>> Begin

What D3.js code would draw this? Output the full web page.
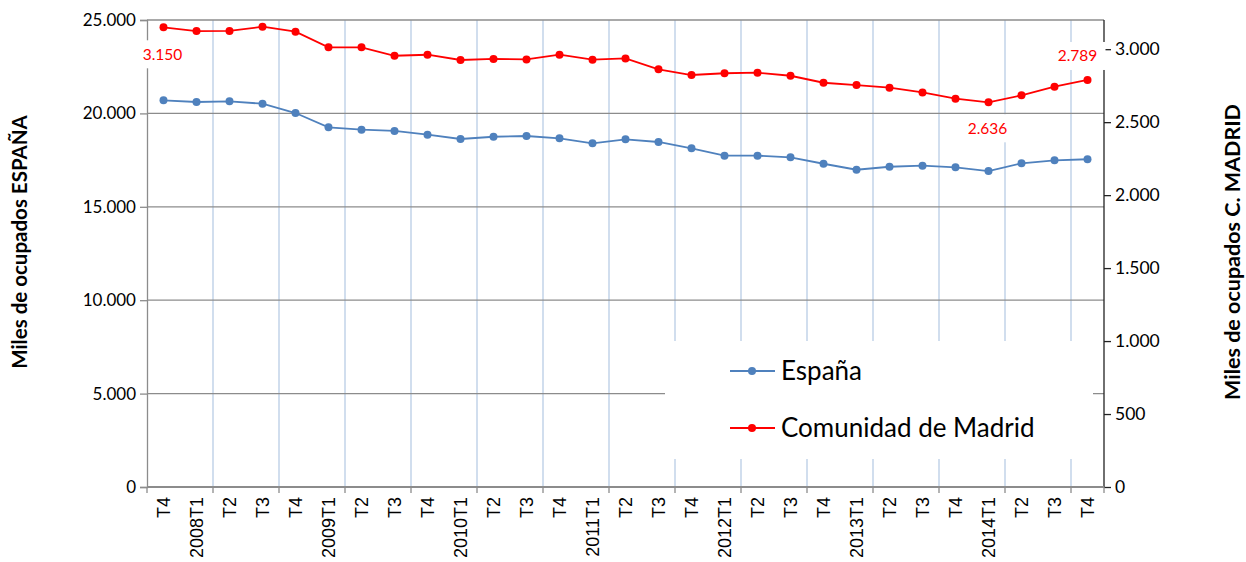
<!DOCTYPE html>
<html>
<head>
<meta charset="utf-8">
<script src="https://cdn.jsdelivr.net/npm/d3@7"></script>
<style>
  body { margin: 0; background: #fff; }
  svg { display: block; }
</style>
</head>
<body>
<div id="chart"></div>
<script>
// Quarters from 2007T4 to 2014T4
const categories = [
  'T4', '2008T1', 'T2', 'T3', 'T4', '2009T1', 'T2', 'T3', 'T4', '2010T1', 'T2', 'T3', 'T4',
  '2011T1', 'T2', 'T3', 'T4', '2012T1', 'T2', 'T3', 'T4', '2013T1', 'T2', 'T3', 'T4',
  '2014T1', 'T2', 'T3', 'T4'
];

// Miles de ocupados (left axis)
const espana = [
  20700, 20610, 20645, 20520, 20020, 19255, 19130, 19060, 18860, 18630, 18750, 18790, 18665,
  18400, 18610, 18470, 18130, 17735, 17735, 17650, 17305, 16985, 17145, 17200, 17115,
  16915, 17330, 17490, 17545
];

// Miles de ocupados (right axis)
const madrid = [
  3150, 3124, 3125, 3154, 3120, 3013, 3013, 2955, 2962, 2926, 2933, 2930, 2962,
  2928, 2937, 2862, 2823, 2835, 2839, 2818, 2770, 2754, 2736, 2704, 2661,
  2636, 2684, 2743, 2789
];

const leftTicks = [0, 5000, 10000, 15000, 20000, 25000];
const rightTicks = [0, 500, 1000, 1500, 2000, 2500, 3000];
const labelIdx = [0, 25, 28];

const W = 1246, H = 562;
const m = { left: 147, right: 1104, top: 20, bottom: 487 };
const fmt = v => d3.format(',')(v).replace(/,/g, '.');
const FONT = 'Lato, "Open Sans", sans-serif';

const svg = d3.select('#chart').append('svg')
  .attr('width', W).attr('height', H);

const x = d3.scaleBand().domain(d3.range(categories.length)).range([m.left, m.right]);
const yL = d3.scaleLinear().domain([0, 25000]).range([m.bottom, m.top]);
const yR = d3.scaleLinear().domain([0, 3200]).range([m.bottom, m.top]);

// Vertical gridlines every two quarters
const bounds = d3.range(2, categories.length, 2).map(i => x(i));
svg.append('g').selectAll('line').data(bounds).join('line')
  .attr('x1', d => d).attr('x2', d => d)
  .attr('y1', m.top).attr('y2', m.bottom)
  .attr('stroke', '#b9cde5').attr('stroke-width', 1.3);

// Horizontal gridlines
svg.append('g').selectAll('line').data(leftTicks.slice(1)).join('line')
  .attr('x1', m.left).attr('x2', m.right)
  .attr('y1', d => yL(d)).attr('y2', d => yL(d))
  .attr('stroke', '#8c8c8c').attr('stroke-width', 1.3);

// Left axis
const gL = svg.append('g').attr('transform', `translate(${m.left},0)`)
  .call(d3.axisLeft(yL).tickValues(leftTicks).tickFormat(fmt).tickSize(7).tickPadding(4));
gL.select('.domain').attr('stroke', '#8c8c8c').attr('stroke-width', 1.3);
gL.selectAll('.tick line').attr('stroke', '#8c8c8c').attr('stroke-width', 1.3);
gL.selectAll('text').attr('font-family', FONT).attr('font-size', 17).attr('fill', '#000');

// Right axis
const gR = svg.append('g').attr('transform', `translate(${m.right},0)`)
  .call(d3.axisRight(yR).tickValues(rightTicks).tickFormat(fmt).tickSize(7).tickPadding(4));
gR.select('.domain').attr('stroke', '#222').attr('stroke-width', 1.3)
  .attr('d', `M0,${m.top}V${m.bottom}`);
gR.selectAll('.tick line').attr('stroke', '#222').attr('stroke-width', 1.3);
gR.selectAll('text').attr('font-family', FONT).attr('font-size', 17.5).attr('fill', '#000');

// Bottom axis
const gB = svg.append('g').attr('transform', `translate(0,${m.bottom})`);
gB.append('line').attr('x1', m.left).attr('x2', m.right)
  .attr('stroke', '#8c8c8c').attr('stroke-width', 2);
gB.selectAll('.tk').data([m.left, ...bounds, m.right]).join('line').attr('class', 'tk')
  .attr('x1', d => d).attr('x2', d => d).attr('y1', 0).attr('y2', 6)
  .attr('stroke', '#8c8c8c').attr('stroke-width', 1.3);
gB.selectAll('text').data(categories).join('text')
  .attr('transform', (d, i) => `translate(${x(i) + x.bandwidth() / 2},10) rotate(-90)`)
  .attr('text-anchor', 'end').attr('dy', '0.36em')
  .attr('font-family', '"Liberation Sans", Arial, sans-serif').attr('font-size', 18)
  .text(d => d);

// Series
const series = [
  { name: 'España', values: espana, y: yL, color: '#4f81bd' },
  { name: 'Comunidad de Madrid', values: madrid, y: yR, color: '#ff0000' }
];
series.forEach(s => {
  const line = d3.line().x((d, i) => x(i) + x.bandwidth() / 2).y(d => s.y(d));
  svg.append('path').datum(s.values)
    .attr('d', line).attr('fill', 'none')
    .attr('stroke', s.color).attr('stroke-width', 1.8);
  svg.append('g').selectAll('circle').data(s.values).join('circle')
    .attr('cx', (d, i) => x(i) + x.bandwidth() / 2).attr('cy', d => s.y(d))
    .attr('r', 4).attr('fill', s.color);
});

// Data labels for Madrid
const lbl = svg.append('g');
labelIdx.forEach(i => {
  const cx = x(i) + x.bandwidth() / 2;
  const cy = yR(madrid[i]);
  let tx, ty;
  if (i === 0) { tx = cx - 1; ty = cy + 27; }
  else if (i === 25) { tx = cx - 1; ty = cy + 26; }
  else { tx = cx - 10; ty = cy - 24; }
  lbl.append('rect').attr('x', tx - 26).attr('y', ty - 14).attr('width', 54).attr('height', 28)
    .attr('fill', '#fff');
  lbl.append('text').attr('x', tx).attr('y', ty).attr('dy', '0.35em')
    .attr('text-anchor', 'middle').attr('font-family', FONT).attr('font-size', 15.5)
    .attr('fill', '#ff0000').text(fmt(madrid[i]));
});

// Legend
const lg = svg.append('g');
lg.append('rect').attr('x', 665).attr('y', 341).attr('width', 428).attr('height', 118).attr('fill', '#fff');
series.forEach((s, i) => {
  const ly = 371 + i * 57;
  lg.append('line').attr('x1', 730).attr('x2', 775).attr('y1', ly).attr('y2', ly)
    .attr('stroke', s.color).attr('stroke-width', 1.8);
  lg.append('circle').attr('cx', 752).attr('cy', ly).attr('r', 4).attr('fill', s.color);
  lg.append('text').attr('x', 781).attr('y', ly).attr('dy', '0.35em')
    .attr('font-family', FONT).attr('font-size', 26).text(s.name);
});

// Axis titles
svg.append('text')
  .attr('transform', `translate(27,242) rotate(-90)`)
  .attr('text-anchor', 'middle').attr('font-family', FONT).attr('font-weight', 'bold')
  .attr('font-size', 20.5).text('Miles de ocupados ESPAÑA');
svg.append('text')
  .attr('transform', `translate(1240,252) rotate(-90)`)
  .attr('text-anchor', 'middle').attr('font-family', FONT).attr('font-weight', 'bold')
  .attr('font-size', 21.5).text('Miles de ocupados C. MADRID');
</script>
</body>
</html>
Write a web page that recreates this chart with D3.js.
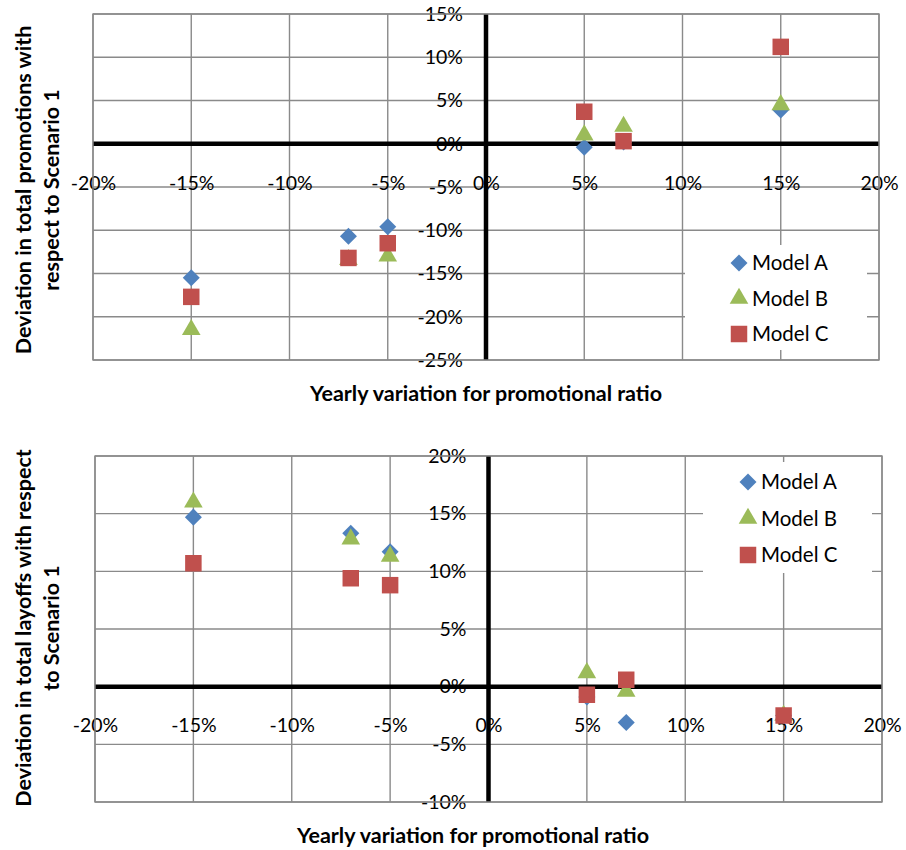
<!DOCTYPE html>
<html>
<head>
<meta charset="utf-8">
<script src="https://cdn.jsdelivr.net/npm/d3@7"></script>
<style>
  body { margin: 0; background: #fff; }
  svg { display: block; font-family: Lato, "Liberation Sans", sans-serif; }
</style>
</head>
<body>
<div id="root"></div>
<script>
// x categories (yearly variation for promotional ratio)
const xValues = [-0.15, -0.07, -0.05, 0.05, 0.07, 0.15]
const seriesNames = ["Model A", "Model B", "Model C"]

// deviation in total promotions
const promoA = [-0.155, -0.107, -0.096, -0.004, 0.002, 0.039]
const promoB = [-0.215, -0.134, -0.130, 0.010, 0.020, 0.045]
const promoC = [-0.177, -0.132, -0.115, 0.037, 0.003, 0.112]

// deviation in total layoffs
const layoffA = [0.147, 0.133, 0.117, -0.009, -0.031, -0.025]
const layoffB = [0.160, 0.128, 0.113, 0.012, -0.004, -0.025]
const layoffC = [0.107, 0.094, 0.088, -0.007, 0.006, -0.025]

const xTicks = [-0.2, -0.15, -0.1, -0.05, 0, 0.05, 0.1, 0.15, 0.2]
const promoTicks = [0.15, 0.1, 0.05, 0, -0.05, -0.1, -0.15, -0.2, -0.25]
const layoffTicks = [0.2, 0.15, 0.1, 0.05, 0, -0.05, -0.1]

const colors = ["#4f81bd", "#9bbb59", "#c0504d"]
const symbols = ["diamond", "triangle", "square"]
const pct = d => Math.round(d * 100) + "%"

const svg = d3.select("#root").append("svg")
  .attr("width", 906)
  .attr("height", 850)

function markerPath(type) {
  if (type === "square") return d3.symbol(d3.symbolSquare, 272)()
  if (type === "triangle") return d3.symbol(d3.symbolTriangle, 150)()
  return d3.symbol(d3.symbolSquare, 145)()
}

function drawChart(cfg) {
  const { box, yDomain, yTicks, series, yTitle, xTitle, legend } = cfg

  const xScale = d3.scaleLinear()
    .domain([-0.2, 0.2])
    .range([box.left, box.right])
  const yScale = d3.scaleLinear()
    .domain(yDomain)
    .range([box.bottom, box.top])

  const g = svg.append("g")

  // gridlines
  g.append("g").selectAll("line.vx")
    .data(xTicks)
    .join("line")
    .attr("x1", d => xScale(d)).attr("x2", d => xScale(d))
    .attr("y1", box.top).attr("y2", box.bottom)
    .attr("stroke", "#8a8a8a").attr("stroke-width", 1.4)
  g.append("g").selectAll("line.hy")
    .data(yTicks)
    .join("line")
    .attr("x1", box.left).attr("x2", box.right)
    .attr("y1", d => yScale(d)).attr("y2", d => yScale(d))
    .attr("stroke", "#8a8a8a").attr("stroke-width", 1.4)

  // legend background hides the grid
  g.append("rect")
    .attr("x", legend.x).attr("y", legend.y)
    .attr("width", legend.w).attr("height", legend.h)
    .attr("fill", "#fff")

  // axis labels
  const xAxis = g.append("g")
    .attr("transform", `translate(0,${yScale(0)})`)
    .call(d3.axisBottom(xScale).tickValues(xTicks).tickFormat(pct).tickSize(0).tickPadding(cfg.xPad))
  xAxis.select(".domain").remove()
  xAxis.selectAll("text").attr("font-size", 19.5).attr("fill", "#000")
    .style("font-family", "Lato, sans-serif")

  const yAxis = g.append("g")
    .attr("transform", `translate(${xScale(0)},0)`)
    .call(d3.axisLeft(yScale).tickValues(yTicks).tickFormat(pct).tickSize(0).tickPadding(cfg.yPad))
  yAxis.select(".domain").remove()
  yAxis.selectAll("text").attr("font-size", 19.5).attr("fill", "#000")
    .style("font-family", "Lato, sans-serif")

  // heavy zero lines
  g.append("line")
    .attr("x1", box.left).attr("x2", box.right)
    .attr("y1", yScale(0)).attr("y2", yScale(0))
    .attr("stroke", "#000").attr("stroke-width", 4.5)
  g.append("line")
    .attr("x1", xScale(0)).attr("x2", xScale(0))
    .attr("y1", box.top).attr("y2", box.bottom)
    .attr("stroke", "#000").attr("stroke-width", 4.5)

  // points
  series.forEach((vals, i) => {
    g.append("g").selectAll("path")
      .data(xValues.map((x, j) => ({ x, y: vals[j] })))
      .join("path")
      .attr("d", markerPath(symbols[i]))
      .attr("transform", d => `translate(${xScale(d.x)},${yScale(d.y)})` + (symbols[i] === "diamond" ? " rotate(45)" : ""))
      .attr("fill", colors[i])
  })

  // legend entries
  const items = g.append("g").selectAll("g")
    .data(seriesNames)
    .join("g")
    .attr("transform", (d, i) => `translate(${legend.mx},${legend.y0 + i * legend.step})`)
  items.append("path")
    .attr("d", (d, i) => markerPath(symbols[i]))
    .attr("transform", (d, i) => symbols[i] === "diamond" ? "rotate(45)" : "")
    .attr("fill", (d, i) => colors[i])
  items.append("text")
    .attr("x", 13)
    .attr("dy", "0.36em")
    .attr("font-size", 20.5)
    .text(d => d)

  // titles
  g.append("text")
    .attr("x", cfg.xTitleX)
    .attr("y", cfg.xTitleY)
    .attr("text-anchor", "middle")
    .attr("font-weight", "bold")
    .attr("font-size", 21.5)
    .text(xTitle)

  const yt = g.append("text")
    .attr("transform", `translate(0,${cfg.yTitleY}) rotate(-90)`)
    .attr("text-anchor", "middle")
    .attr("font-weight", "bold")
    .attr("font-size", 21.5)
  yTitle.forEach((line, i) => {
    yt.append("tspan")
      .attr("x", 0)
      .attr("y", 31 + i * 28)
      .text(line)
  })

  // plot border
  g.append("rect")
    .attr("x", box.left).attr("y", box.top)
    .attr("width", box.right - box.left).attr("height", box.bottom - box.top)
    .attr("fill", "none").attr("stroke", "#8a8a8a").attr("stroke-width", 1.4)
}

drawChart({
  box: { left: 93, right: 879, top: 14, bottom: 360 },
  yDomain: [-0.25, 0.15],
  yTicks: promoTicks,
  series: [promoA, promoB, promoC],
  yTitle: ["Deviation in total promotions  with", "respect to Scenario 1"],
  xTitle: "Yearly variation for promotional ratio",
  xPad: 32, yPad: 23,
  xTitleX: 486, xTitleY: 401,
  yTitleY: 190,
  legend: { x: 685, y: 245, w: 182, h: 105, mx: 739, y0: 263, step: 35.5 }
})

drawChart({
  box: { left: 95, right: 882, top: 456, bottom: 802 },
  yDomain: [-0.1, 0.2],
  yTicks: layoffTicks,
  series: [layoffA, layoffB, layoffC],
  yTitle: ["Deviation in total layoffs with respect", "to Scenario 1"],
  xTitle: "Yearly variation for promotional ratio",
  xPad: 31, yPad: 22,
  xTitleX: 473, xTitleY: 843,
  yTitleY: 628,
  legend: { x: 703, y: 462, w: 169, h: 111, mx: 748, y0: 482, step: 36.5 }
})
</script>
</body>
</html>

>> End

◆ **Work required**:
Exactly reproduce the lines from the line holding "Write a web" through the line holding "const promoC = [-0.177, -0.132, -0.115, 0.037, 0.003, 0.112]", and only those; pictures are to be left out.

◆ **The solution**:
Write a web page that recreates this chart with D3.js.
<!DOCTYPE html>
<html>
<head>
<meta charset="utf-8">
<script src="https://cdn.jsdelivr.net/npm/d3@7"></script>
<style>
  body { margin: 0; background: #fff; }
  svg { display: block; font-family: Lato, "Liberation Sans", sans-serif; }
</style>
</head>
<body>
<div id="root"></div>
<script>
// x categories (yearly variation for promotional ratio)
const xValues = [-0.15, -0.07, -0.05, 0.05, 0.07, 0.15]
const seriesNames = ["Model A", "Model B", "Model C"]

// deviation in total promotions
const promoA = [-0.155, -0.107, -0.096, -0.004, 0.002, 0.039]
const promoB = [-0.215, -0.134, -0.130, 0.010, 0.020, 0.045]
const promoC = [-0.177, -0.132, -0.115, 0.037, 0.003, 0.112]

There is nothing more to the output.